What Was the First Synthetic Resin Used For?

The first fully synthetic resin, Bakelite, was primarily used for electrical insulation. Developed by Leo Baekeland between 1907 and 1909, it replaced natural materials like shellac and hard rubber in parts for the rapidly growing electric power industry. Within a few decades, its uses expanded far beyond wiring and switchboards into radios, telephones, jewelry, and dozens of everyday household objects.

Why Electrical Insulation Came First

In the early 1900s, electricity was spreading through homes and factories at a pace that outstripped the supply of natural insulating materials. Shellac, a resin secreted by lac insects in Southeast Asia, was the go-to insulator for electrical components. But it was expensive, supply was unpredictable, and it softened under heat. Hard rubber served as an alternative, but it too had limitations in high-temperature applications.

Bakelite solved these problems. It resisted heat and flame, insulated against electrical current, and held up against chemicals. Once it hardened, it stayed hard permanently, no matter how much heat was applied. This made it ideal for electrical housings, plugs, switches, and wiring insulation in power stations and homes alike. In the first decades of the twentieth century, Bakelite revolutionized the market for molded and laminated parts in electrical equipment.

What Made Bakelite Different From Earlier Plastics

Bakelite wasn’t the first plastic material. Celluloid, developed decades earlier, was made by chemically modifying cellulose, a natural plant fiber. That made it semi-synthetic: it started with a substance found in nature. Bakelite was built entirely from laboratory chemicals, phenol and formaldehyde, combined through a condensation reaction in the presence of a catalyst. No natural polymer served as a starting point, which is why it holds the distinction of being the first fully synthetic resin.

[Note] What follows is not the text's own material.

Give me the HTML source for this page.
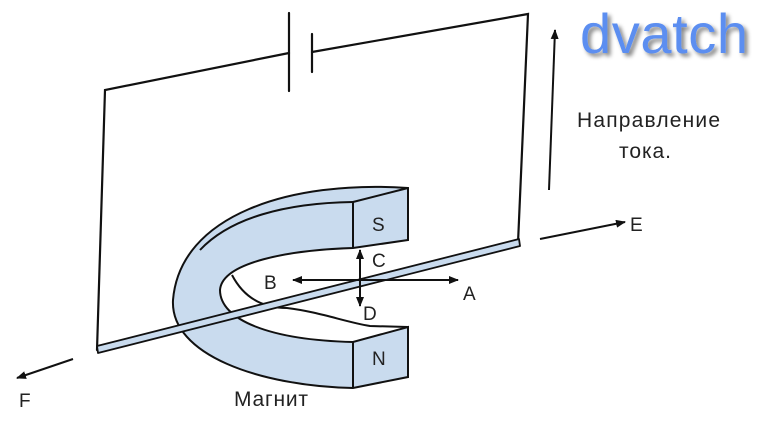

The two materials also behave differently when heated. Celluloid is a thermoplastic, meaning you can soften it with heat, reshape it, and repeat the process. Bakelite is a thermoset. During manufacturing, its molecular chains form permanent cross-links in a three-dimensional network. Once that network locks into place, the material cannot be melted or remolded. This irreversible hardness gave Bakelite a durability that earlier plastics couldn’t match, but it also meant that Bakelite objects had to be molded into their final shape during production. You couldn’t bend, twist, or rework them afterward.

From Factories to Living Rooms

Electrical insulation was the first commercial application, but manufacturers quickly realized Bakelite could be molded into almost any shape. By the 1920s and 1930s, it had become one of the most versatile materials in consumer goods. Telephones, radios, and toasters featured Bakelite casings. Pot handles, billiard balls, electric plugs, and airplane instrument knobs were all molded from it. The material could be produced in rich colors, from deep black and marbled green to bright orange and cream, which made it attractive for decorative items as well.

Jewelry designers embraced it enthusiastically. Bakelite bracelets, brooches, and earrings became fashion staples in bold, saturated colors. Because the material couldn’t be reworked after curing, Bakelite jewelry tends to have clean geometric shapes rather than the curving, twisted designs more common in celluloid pieces. Today, vintage Bakelite jewelry is a popular collectible.

How It Was Made

The chemistry behind Bakelite starts with two simple ingredients: phenol (a compound derived from coal tar) and formaldehyde (a reactive gas). When combined with a catalyst, these molecules link together in stages. First they form a linear chain called novolac. With further heating and pressure, additional cross-links form between the chains, creating the rigid three-dimensional structure that gives Bakelite its strength. The process locks the material into a permanent solid that resists heat, electricity, and many common chemicals.

Baekeland filed his key patent in December 1909, and it was granted in 1918. His earlier patent work in the field dates to 1906, reflecting years of experimentation with phenol-formaldehyde reactions that other chemists had attempted but never successfully controlled for commercial production.

A Material That Shaped Modern Manufacturing

Bakelite’s real significance goes beyond any single product. It proved that chemists could design materials from scratch to meet specific engineering needs, rather than relying on whatever nature provided. Before Bakelite, manufacturers were limited to wood, metal, rubber, and a handful of modified natural substances. After Bakelite, the idea of purpose-built synthetic materials became standard practice, paving the way for the thousands of plastics that followed throughout the twentieth century.

Its combination of heat resistance, electrical insulation, chemical stability, and moldability set the template for what engineers would expect from synthetic materials for decades. Many of the phenol-formaldehyde resins in use today are direct descendants of Baekeland’s original formula, still valued for adhesion, flame resistance, and durability in industrial applications.